Drain invites submissions for its upcoming edition:
Ecology of Bad Ideas
New Deadline: July 1st, 2018
“There is an ecology of bad ideas, just as there is an ecology of weeds, and its characteristic of the system that basic error propagates itself.” – Gregory Bateson, Pathologies of Epistemology, 1971
The ecology of bad ideas is the product of the propagation of epistemological error. Akin to the meme, as defined by Dawkins, the ecology of bad ideas is manifest in the transmission and integration of idea into environment and, subsequently, the rearrangement of ecological conditions in its aftermath. Contrasting the hubris of the Anthropocene—and its lingering tones of "Man’s" rational progress and dominance over "Nature" writ on a planetary scale—the ecology of bad ideas unfolds in the mess of the cumulative mental, social, and environmental assemblage of inherited ideas—oblivious, opportunist, oversimplified, corrupt, fraudulent, stubbornly inflexible, and pathologically upheld out of narrow and shortsighted self-interest. This issue of Drain seeks contributions from artists, researchers, critics, theorists, writers, and commentators that examine the dispersion, proliferation, mutation, and normalization of bad ideas and bad ecologies. How do artists, writers, and cultural producers analyze and participate in complex ecological entanglements, employ tactical media, and create counter-memes and assemblages within, beyond, and against the ecology of bad ideas? What forms of salvage or alterity might be employed within the kludge of bad ideas that contribute to our present ecological conditions and to what effect?

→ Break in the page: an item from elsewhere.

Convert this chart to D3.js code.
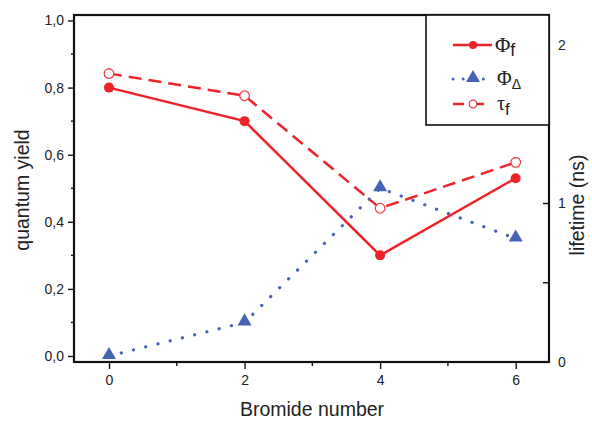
<!DOCTYPE html>
<html>
<head>
<meta charset="utf-8">
<script src="https://cdn.jsdelivr.net/npm/d3@7"></script>
<style>
  body { margin: 0; background: #fff; }
  svg text { font-family: "Liberation Sans", Arial, sans-serif; fill: #222; }
  .legend text { font-family: "Liberation Serif", "Times New Roman", serif; }
</style>
</head>
<body>
<div id="chart"></div>
<script>
// data
const bromide = [0, 2, 4, 6];
const phiF = [0.80, 0.70, 0.30, 0.53];      // quantum yield, left axis
const phiDelta = [0.00, 0.10, 0.50, 0.35];  // quantum yield, left axis
const tauF = [1.82, 1.68, 0.97, 1.26];      // lifetime (ns), right axis

const xTicks = [0, 2, 4, 6];
const yTicks = [0, 0.2, 0.4, 0.6, 0.8, 1.0];
const y2Ticks = [0, 1, 2];

const W = 592, H = 421;
const frame = { left: 74, right: 549, top: 15, bottom: 362 };
const red = "#ee2229", blue = "#4563b4";

const svg = d3.select("#chart").append("svg")
  .attr("width", W).attr("height", H);

const x = d3.scaleLinear().domain([0, 6]).range([109, 515.7]);
const y = d3.scaleLinear().domain([0, 1]).range([356, 20.5]);
const y2 = d3.scaleLinear().domain([0, 2]).range([362, 45]);

// frame
svg.append("rect")
  .attr("x", frame.left).attr("y", frame.top)
  .attr("width", frame.right - frame.left)
  .attr("height", frame.bottom - frame.top)
  .attr("fill", "none").attr("stroke", "#111").attr("stroke-width", 2.2);

// left axis
const yAxis = svg.append("g")
  .attr("transform", `translate(${frame.left},0)`)
  .call(d3.axisLeft(y).tickValues(yTicks).tickSize(6).tickPadding(4)
    .tickFormat(d => d3.format(".1f")(d).replace(".", ",")));
yAxis.select(".domain").remove();
yAxis.selectAll("line").attr("stroke", "#111").attr("stroke-width", 1.4);
yAxis.selectAll("text").style("font-size", "14px");
svg.append("g").selectAll("line")
  .data([0.1, 0.3, 0.5, 0.7, 0.9]).enter().append("line")
  .attr("x1", frame.left - 3).attr("x2", frame.left)
  .attr("y1", d => y(d)).attr("y2", d => y(d))
  .attr("stroke", "#111").attr("stroke-width", 1.4);

// right axis (ticks inside)
const y2Axis = svg.append("g")
  .attr("transform", `translate(${frame.right},0)`)
  .call(d3.axisRight(y2).tickValues(y2Ticks).tickSize(0).tickPadding(9)
    .tickFormat(d3.format("d")));
y2Axis.select(".domain").remove();
y2Axis.selectAll("text").style("font-size", "14px");
svg.append("g").selectAll("line")
  .data([0.5, 1, 1.5, 2]).enter().append("line")
  .attr("x1", frame.right - 6).attr("x2", frame.right)
  .attr("y1", d => y2(d)).attr("y2", d => y2(d))
  .attr("stroke", "#111").attr("stroke-width", 1.4);

// bottom axis
const xAxis = svg.append("g")
  .attr("transform", `translate(0,${frame.bottom})`)
  .call(d3.axisBottom(x).tickValues(xTicks).tickSize(7).tickPadding(6)
    .tickFormat(d3.format("d")));
xAxis.select(".domain").remove();
xAxis.selectAll("line").attr("stroke", "#111").attr("stroke-width", 1.4);
xAxis.selectAll("text").style("font-size", "14px");
svg.append("g").selectAll("line")
  .data([1, 3, 5]).enter().append("line")
  .attr("x1", d => x(d)).attr("x2", d => x(d))
  .attr("y1", frame.bottom).attr("y2", frame.bottom + 4)
  .attr("stroke", "#111").attr("stroke-width", 1.4);

// axis titles
svg.append("text")
  .attr("transform", `translate(29,190) rotate(-90)`)
  .attr("text-anchor", "middle").style("font-size", "19.5px")
  .text("quantum yield");
svg.append("text")
  .attr("transform", `translate(584,205) rotate(-90)`)
  .attr("text-anchor", "middle").style("font-size", "19.5px")
  .text("lifetime (ns)");
svg.append("text")
  .attr("x", 312).attr("y", 416)
  .attr("text-anchor", "middle").style("font-size", "19.5px")
  .text("Bromide number");

// series
const pts = (vals, sy) => bromide.map((b, i) => [x(b), sy(vals[i])]);
const line = d3.line();

svg.append("path").attr("d", line(pts(phiDelta, y)))
  .attr("fill", "none").attr("stroke", blue).attr("stroke-width", 3.2)
  .attr("stroke-linecap", "round").attr("stroke-dasharray", "0.1 12.5");
svg.append("path").attr("d", line(pts(tauF, y2)))
  .attr("fill", "none").attr("stroke", red).attr("stroke-width", 2.5)
  .attr("stroke-dasharray", "13 7");
svg.append("path").attr("d", line(pts(phiF, y)))
  .attr("fill", "none").attr("stroke", red).attr("stroke-width", 2.5);

const tri = d3.symbol().type(d3.symbolTriangle).size(85);
svg.append("g").selectAll("path")
  .data(pts(phiDelta, y)).enter().append("path")
  .attr("d", tri).attr("transform", d => `translate(${d[0]},${d[1] - 1})`)
  .attr("fill", blue);
svg.append("g").selectAll("circle")
  .data(pts(tauF, y2)).enter().append("circle")
  .attr("cx", d => d[0]).attr("cy", d => d[1]).attr("r", 4.8)
  .attr("fill", "#fff").attr("stroke", "#f0404c").attr("stroke-width", 1.3);
svg.append("g").selectAll("circle")
  .data(pts(phiF, y)).enter().append("circle")
  .attr("cx", d => d[0]).attr("cy", d => d[1]).attr("r", 5)
  .attr("fill", red);

// legend
const lg = svg.append("g").attr("class", "legend");
lg.append("rect")
  .attr("x", 426).attr("y", frame.top)
  .attr("width", frame.right - 426).attr("height", 125 - frame.top)
  .attr("fill", "#fff").attr("stroke", "#111").attr("stroke-width", 1.6);

const lx0 = 453, lx1 = 492, lm = 473;
// Φf
lg.append("line").attr("x1", lx0).attr("x2", lx1).attr("y1", 45).attr("y2", 45)
  .attr("stroke", red).attr("stroke-width", 2.5);
lg.append("circle").attr("cx", lm).attr("cy", 45).attr("r", 4).attr("fill", red);
const t1 = lg.append("text").attr("x", 495).attr("y", 52).style("font-size", "21px");
t1.append("tspan").text("Φ");
t1.append("tspan").attr("dy", 4).style("font-size", "18px")
  .style("font-family", "Liberation Sans, Arial, sans-serif").text("f");
// ΦΔ
lg.append("line").attr("x1", lx0).attr("x2", lx1).attr("y1", 79).attr("y2", 79)
  .attr("stroke", blue).attr("stroke-width", 3).attr("stroke-linecap", "round")
  .attr("stroke-dasharray", "0.1 10");
lg.append("path").attr("d", tri).attr("transform", `translate(${lm},78)`).attr("fill", blue);
const t2 = lg.append("text").attr("x", 497).attr("y", 85).style("font-size", "20px");
t2.append("tspan").text("Φ");
t2.append("tspan").attr("dy", 4).style("font-size", "14px")
  .style("font-family", "Liberation Sans, Arial, sans-serif").text("Δ");
// τf
lg.append("line").attr("x1", lx0).attr("x2", lx1).attr("y1", 104).attr("y2", 104)
  .attr("stroke", red).attr("stroke-width", 2.5).attr("stroke-dasharray", "11 9");
lg.append("circle").attr("cx", lm).attr("cy", 104).attr("r", 3.8)
  .attr("fill", "#fff").attr("stroke", "#f0404c").attr("stroke-width", 1.3);
const t3 = lg.append("text").attr("x", 497).attr("y", 110).style("font-size", "20px");
t3.append("tspan").text("τ");
t3.append("tspan").attr("dy", 5).style("font-size", "17px")
  .style("font-family", "Liberation Sans, Arial, sans-serif").text("f");
</script>
</body>
</html>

Please see our submission page for instructions: http://drainmag.com/submissions/
Drain is a refereed on-line journal published biannually. The journal seeks to promote lively and well-informed debate around theory and praxis. Each issue of Drain will have a specific concept that it explores. We are especially keen to publish pieces that connect the conceptual framework of each issue to themes such as globalization, gender, ethnicity, sexuality, capitalism and new technologies, as well as ethical and aesthetic concerns. As such, we welcome creative responses to contemporary culture, as well as written work by practitioners in the field of culture. Our primary mission is to provide an environment where a variety of creative activities can be explored with a combination of sensitivity and rigor.